Flood Preparation and Mitigation — The Downingtown Model

The Hurricane Ida flooding in Downingtown was some of the worst residents saw. Many of the churches and service organizations contacted Mayor Phil Dague and asked him to lead the effort to be prepared for the next flood when it comes. He established a common understanding of risk-informed planning and decision-making fundamentals to help Downingtown examine a hazard or threat and produce an integrated, coordinated, and synchronized plan. The emphasis would be on representing and engaging the whole community — including those with access and functional needs, children, household pets, and service animals. 

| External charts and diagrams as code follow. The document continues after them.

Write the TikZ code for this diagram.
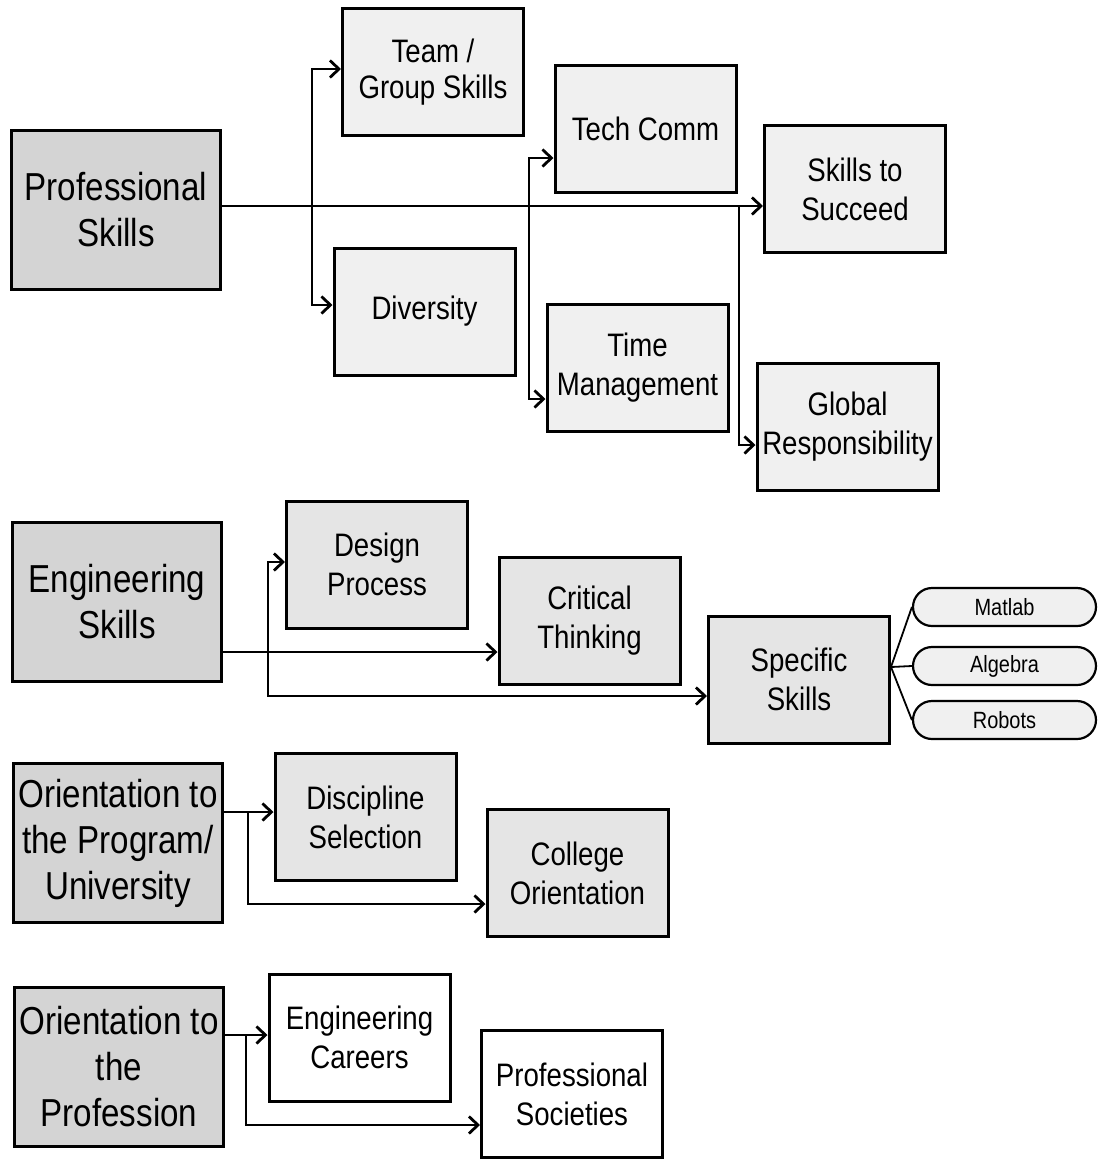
\documentclass[tikz,border=0pt]{standalone}
\usepackage{fontspec}
\setmainfont[FakeStretch=0.85]{Liberation Sans}
\usetikzlibrary{arrows.meta,shapes.misc}
\definecolor{darkfill}{HTML}{D4D4D4}
\definecolor{lightfill}{HTML}{F0F0F0}
\definecolor{midfill}{HTML}{E5E5E5}
\begin{document}
\begin{tikzpicture}[x=1pt,y=-1pt,
  >={Straight Barb[length=9pt,width=17pt]},
  mainbox/.style={draw=black, line width=3pt, fill=darkfill, minimum width=209pt, minimum height=159pt, inner sep=0pt, align=center, font=\fontsize{39}{46}\selectfont},
  subbox/.style={draw=black, line width=3pt, minimum width=181pt, minimum height=127pt, inner sep=0pt, align=center, font=\fontsize{32.5}{39}\selectfont},
  topbox/.style={subbox, fill=lightfill},
  midbox/.style={subbox, fill=midfill},
  whitebox/.style={subbox, fill=white},
  pill/.style={draw=black, line width=2.2pt, fill=lightfill, rounded rectangle, minimum width=183pt, minimum height=38pt, inner sep=0pt, font=\fontsize{23.5}{27}\selectfont},
  arr/.style={->, line width=2.8pt},
  thin/.style={line width=1.8pt}
]
\useasboundingbox (0,0) rectangle (1098,1160);

% --- Professional skills group
\node[mainbox] (ps) at (116,210) {Professional\\Skills};
\node[topbox] (team) at (433,72) {Team /\\[-3pt]Group Skills};
\node[topbox] (tech) at (645.5,128.5) {Tech Comm};
\node[topbox] (succ) at (855,189) {Skills to\\Succeed};
\node[topbox] (div) at (424.5,311.5) {Diversity};
\node[topbox] (time) at (637.5,367.5) {Time\\Management};
\node[topbox] (glob) at (847.5,426.5) {Global\\Responsibility};

\coordinate (b1) at (312,206);
\coordinate (b2) at (529,206);
\coordinate (b3) at (739,206);
\draw[arr] (ps.east |- b1) -- (succ.west |- b1);
\draw[arr] (b1) |- ([yshift=3pt]team.west);
\draw[arr] (b1) |- ([yshift=6.5pt]div.west);
\draw[arr] (b2) |- ([yshift=-29.5pt]tech.west);
\draw[arr] (b2) |- ([yshift=-31.5pt]time.west);
\draw[arr] (b3) |- ([yshift=-18.5pt]glob.west);

% --- Engineering skills group
\node[mainbox] (es) at (117,602) {Engineering\\Skills};
\node[midbox] (des) at (377,564.5) {Design\\Process};
\node[midbox] (crit) at (589.5,621) {Critical\\Thinking};
\node[midbox] (spec) at (799,679.5) {Specific\\Skills};
\node[pill] (mat) at (1004.5,607) {Matlab};
\node[pill] (alg) at (1004.5,666) {Algebra};
\node[pill] (rob) at (1004.5,720) {Robots};

\coordinate (e1) at (268,652);
\draw[arr] ([yshift=-50pt]es.east) -- ([yshift=-31pt]crit.west);
\draw[arr] (e1) |- ([yshift=2.5pt]des.west);
\draw[arr] (e1) |- ([yshift=-16.5pt]spec.west);
\coordinate (sp) at ([yshift=12.5pt]spec.east);
\draw[thin] (sp) -- (mat.west);
\draw[thin] (sp) -- (alg.west);
\draw[thin] (sp) -- (rob.west);

% --- Orientation to the program
\node[mainbox] (op) at (118,843) {Orientation to\\the Program/\\University};
\node[midbox] (disc) at (365.5,817) {Discipline\\Selection};
\node[midbox] (coll) at (577.5,873) {College\\Orientation};
\coordinate (o1) at (248,812);
\draw[arr] ([yshift=31pt]op.east) -- ([yshift=5pt]disc.west);
\draw[arr] (o1) |- ([yshift=-31pt]coll.west);

% --- Orientation to the profession
\node[mainbox] (opr) at (119,1067) {Orientation to\\the\\Profession};
\node[whitebox] (car) at (359.5,1037.5) {Engineering\\Careers};
\node[whitebox] (soc) at (572,1094) {Professional\\Societies};
\coordinate (p1) at (246,1035);
\draw[arr] ([yshift=32pt]opr.east) -- ([yshift=2.5pt]car.west);
\draw[arr] (p1) |- ([yshift=-31pt]soc.west);
\end{tikzpicture}
\end{document}
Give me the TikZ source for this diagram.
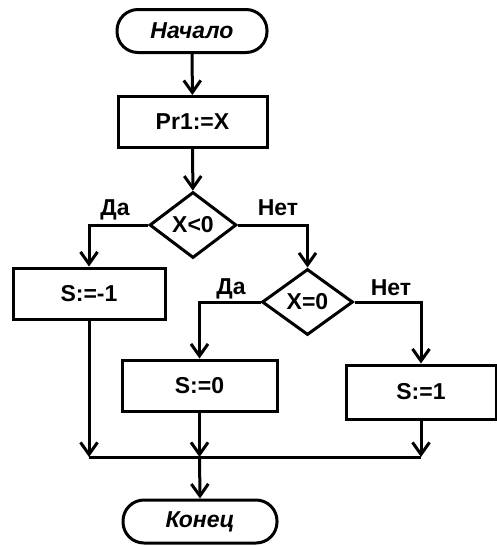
\documentclass[tikz,border=0pt]{standalone}
\usepackage{fontspec}
\setmainfont{Liberation Sans}
\usetikzlibrary{shapes.geometric,arrows.meta}
\begin{document}
\begin{tikzpicture}[x=0.5pt,y=-0.5pt,
  line width=1.5pt,
  every node/.style={font=\bfseries\fontsize{11.5}{13}\selectfont},
  term/.style={draw, rectangle, rounded corners=10.5pt, minimum width=75pt,
    minimum height=21.5pt, inner sep=0pt,
    font=\bfseries\itshape\fontsize{11.5}{13}\selectfont},
  proc/.style={draw, rectangle, minimum width=76pt, minimum height=25.5pt, inner sep=0pt},
  decide/.style={draw, diamond, aspect=1.3, inner sep=0pt, minimum height=33pt},
  flow/.style={-{Straight Barb[length=6pt,width=8.5pt]}},
  lbl/.style={inner sep=0pt}
]
\useasboundingbox (0,0) rectangle (497,546);

% blocks
\node[term] (start) at (192,31) {Начало};
\node[proc, minimum width=74.5pt] (pr) at (192.5,122) {Pr1:=X};
\node[decide, minimum width=43.5pt] (d1) at (193,225) {X<0};
\node[proc] (s1) at (89,293.5) {S:=-1};
\node[decide, minimum width=45.5pt] (d2) at (307.5,302) {X=0};
\node[proc, minimum width=77.5pt] (s0) at (199.5,385.5) {S:=0};
\node[proc, minimum width=75pt, minimum height=27pt] (s2) at (421,392) {S:=1};
\node[term, minimum width=77pt] (end) at (200,521.5) {Конец};

% merge points on the collecting line
\coordinate (m1) at (s1.south |- 0,457);
\coordinate (m2) at (s0.south |- 0,457);
\coordinate (m3) at (s2.south |- 0,457);

% connectors
\draw[flow] (start) -- (pr);
\draw[flow] (pr) -- (d1);
\draw[flow] (d1.west) -| (s1.north);
\draw[flow] (d1.east) -| (d2.north);
\draw[flow] (d2.west) -| (s0.north);
\draw[flow] (d2.east) -| (s2.north);
\draw[flow] (s1.south) -- (m1);
\draw[flow] (s0.south) -- (m2);
\draw[flow] (s2.south) -- (m3);
\draw (m1) -- (m3);
\draw[flow] (m2) -- (end.north);

% branch labels
\node[lbl] (l1) at (115,210) {Да};
\node[lbl] (l2) at (278,208) {Нет};
\node[lbl] (l3) at (231,289) {Да};
\node[lbl] (l4) at (391,288) {Нет};
\end{tikzpicture}
\end{document}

He sought to provide a systematic way to think through the life cycle of a potential crisis, determining required capabilities and establishing a framework for roles and responsibilities. It shapes how a community envisions and shares a desired outcome, selects effective ways to achieve it, and communicates expected results.

The residents and business owners have a critical role and shared responsibility to take appropriate actions to protect themselves, their families and organizations, as well as their properties. Planning that engages and includes the whole community is the focal point for building a collaborative and resilient community.

The committee started by establishing The Downingtown Resilience Fund. The fund is organized to aid and relieve human suffering caused by a natural or civil disaster or an emergency hardship. It is a charity in its most basic form. It will be a central point for contributions to be distributed to those impacted by the floods. They established the area as Downingtown, Caln, and East Caln, constituting the sub-catchment area.

The appropriate aid type depends on the individual's needs and resources. Immediately following a devastating flood, a family may need food, clothing, and shelter, regardless of their financial resources. However, they may not require long-term assistance without adequate financial resources. Individuals who are financially needy or otherwise distressed are appropriate recipients of long-term assistance.

Financial need and distress may arise through a variety of circumstances.

Aid is considered for individuals and families who are:

• Temporarily in need of food or shelter when stranded, injured, or lost because of a disaster.

• In need of longer-term assistance with housing, childcare, or educational expenses.

• In need of counseling because of trauma experienced as a result of a disaster.

Disaster assistance may also be provided to businesses to achieve the following charitable purposes:

• To aid individual business owners who are financially needy or otherwise distressed.

• To augment government funding.

• To aid in restoring the Downingtown area’s overall well being .

The group then established the neighborhood model for disaster response. Current disaster recovery models are often planned, executed, and staffed by individuals without specific knowledge of the most marginalized populations in a disaster area. At the same time, communities are often undervalued or ignored in favor of one-size-fits-all disaster strategies.

Recovery efforts will be led by the community-based nonprofit “Downingtown Strong.” This organization is already connected to neighborhood survivors and is naturally situated to lead to:

1.    Take on more responsibility to assist one another.

2.    Share information. 

3.    Reinforce opinions on recovery strategies throughout the disaster recovery process.

4.    Allow state and local government officials to learn about community needs. 

5.    Disseminate supplies and information.

6.    Design recovery and mitigation strategies concerning flood map revisions.

7.    Integrate with municipal disaster response to maximize the benefits of both.

8.    Education and training to be provided to recovery workers, allowing them to gain credibility among community members.

9.    Be recognized as a major asset in ensuring shelter and care for displaced survivors during post-disaster recovery. 

This local model merging donation funding with a use determined by the community that includes a program delivery will enable the Borough to control their destiny. The mayor also sits on the Flood Committee, which has partnered with Caln and East Caln Townships to develop a mitigation plan to serve the area.

Only through combined efforts and citizen action will these kinds of disasters serve the community's interest. FEMA offers training classes, and a cadre of people in the area will take the training to enable people to navigate the system.

I sat in the council meeting when people came in and cried because the FEMA process hampered them. In my work, I found that the FEMA process is somewhat daunting. I do service delivery for a living, and when I am perplexed about the path to recovery, I know it isn't easy.

I am not saying that FEMA is bad, but the rules and regulations are complex. I had to request the manual to understand what was happening fully. Funding opens and closes, and it is easy to become confused.

Downingtown will most likely have another catastrophic flood in the next ten years. I have seen three in 20 years as a resident. Having people trained and mechanisms in place to be implemented on a local level will make the flood response more targeted and more fruitful to those impacted.